The crew is to be buried Saturday in a ceremony expected to
attract thousands of re-enactors.
The funeral procession, in which coffins draped in Confederate
flags will be pulled on horse-drawn caissons, will make its way
almost five miles from Charleston's waterfront Battery to Magnolia
Cemetery.
"I'm going to a funeral of a family member. All this re-enactment
is nice, but I'm going to the funeral of a family member," said Emma
Busbey Ditman of Silver Spring, Md., the great-grandniece of crewman
Joseph Ridgaway, who was born on Maryland's Eastern Shore.
About 40 relatives of Hunley crew members are in Charleston.
"We represent all those people in the Confederacy who revere
these men," Barker said.
Rebecca Farence of Harrisburg, Pa., said crewman Frank Collins
was her great-grandfather's half cousin.
She said she didn't know about the Hunley until four years ago
when she was up the coast in Myrtle Beach the day the vessel was
raised.
"These are just extraordinary men - brave and strong who did a
marvelous thing," she said.
The hand-cranked Hunley made history on Feb. 17, 1864, when it
rammed a spar with a black powder charge into the Union blockade
ship Housatonic.
But the sub never returned from the mission.

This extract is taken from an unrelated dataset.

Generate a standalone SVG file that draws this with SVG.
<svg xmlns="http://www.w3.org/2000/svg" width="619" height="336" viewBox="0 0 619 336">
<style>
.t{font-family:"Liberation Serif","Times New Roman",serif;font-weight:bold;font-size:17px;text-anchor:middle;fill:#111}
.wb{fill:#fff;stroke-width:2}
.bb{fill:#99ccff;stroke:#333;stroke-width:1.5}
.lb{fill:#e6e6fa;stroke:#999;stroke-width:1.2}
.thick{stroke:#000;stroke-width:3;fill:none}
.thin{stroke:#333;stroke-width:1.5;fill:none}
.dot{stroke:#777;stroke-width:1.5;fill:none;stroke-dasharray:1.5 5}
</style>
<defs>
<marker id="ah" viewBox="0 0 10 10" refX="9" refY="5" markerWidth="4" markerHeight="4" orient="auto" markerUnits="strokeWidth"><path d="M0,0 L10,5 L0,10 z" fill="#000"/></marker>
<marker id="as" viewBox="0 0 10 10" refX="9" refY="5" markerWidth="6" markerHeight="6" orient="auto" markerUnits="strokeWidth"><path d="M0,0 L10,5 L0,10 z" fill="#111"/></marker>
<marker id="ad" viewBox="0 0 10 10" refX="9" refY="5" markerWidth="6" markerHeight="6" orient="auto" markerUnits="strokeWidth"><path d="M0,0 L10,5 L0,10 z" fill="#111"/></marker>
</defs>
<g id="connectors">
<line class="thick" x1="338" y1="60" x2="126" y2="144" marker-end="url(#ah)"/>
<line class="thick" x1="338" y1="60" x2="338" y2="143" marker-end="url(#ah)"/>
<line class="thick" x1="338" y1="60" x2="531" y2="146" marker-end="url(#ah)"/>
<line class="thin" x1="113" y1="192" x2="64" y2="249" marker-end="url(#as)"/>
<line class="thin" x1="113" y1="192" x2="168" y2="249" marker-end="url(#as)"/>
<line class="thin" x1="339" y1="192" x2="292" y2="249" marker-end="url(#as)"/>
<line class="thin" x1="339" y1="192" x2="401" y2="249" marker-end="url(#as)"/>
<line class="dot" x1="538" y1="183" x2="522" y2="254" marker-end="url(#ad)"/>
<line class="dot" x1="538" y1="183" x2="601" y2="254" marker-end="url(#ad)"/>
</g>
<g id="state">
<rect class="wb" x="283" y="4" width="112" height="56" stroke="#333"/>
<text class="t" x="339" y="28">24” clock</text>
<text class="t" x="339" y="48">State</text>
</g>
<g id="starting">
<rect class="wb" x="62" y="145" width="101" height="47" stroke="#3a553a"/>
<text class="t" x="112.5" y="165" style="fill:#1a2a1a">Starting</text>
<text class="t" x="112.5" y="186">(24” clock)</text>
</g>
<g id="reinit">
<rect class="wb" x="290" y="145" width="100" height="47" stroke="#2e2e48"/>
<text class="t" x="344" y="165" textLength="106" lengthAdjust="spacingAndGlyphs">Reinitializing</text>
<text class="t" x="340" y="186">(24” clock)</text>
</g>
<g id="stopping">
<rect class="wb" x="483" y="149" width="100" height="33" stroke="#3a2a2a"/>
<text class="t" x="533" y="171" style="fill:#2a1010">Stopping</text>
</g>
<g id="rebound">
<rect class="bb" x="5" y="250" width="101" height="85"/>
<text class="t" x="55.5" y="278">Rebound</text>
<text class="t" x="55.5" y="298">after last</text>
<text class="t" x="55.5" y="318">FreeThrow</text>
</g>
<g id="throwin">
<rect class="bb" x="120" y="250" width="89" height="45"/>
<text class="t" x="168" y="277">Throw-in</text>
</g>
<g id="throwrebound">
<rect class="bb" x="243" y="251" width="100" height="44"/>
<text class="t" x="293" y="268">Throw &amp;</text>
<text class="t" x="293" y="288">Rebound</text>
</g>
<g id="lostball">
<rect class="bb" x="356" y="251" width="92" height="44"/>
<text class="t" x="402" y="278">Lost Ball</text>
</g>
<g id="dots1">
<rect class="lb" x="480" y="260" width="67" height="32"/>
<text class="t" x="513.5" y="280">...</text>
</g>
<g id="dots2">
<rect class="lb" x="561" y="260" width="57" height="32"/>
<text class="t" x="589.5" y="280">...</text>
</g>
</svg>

It was found off the S.C. coast nine years ago. It was raised in
2000 and brought to a conservation lab at the old Charleston Naval
Base.
Researchers this week unveiled facial reconstructions and
released biographies of the crewmen before the funeral.
"I'm very, very proud," said Elizabeth Mcmahon of Atlanta, a
great-great-grandaughter of Wicks.
"I'm very proud of James Wicks and all the other crewmen - that
they undertook the mission knowing two other crews had died."

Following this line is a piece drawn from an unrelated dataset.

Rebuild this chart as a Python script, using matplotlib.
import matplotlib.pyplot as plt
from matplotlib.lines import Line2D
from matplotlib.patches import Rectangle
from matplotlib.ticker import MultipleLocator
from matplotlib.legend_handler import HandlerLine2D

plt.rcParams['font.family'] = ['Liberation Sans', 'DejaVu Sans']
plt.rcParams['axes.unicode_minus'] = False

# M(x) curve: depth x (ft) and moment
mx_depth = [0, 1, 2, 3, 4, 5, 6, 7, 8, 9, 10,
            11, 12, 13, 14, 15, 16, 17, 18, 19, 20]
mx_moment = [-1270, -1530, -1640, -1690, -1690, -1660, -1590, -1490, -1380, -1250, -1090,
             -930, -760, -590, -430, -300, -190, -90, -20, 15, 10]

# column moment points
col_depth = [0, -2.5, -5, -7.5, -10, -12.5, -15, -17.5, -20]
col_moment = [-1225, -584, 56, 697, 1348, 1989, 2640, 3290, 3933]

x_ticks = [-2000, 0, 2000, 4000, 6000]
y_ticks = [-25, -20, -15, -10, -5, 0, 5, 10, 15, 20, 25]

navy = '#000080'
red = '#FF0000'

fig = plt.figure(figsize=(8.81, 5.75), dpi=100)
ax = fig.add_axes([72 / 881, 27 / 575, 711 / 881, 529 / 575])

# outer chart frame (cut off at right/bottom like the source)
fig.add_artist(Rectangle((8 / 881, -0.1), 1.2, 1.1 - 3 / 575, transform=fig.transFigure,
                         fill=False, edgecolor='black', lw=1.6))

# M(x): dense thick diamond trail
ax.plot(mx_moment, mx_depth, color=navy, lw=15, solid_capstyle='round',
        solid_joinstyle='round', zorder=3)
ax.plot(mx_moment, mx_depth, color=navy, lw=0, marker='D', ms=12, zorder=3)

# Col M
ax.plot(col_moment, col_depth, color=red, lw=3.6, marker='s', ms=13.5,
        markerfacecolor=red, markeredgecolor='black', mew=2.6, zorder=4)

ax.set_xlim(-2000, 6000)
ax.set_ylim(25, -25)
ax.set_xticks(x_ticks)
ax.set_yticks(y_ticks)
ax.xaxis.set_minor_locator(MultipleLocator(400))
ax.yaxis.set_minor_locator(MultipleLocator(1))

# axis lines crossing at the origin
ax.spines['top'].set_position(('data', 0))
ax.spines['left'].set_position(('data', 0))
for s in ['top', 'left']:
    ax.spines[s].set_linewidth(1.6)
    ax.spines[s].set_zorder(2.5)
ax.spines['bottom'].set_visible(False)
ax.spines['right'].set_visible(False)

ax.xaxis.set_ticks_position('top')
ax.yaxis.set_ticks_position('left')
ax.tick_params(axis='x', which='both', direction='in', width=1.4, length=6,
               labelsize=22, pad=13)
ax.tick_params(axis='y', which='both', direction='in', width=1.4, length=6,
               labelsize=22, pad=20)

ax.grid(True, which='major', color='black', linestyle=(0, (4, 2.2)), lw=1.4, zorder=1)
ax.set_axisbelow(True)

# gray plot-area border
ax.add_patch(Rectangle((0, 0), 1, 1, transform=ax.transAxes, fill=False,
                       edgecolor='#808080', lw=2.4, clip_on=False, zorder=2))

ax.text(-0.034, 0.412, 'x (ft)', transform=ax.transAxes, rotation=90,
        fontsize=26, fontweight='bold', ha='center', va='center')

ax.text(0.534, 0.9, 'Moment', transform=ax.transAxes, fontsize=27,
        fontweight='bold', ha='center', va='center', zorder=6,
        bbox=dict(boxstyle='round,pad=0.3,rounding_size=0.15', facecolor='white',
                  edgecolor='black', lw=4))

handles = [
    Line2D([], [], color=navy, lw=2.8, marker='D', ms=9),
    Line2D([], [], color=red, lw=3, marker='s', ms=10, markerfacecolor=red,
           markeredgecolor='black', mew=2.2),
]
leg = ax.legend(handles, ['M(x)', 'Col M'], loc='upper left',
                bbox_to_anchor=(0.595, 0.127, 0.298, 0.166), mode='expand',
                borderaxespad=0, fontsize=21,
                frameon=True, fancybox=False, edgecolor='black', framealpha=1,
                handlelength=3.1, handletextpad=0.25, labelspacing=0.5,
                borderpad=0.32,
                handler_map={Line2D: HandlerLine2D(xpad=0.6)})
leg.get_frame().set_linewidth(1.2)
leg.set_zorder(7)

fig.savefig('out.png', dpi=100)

The crew that will be buried Saturday was the third crew to die
aboard the submarine.
The first drowned in the fall of 1863 when water from the wake of
a passing ship flooded the sub at its mooring.
A few weeks later, a second crew, including designer H.L. Hunley,
died during a test dive.
The crewmen to be buried Saturday will be buried next to the
other crews in a plot shaded by oaks and palmettos.
Ditman said she learned about 12 years ago that she had a
relative aboard the Hunley.
"It's been very emotional. My father died when I was a little
girl and I knew almost nothing about father's family when I was a
child," she said. "For me, it's finding my family."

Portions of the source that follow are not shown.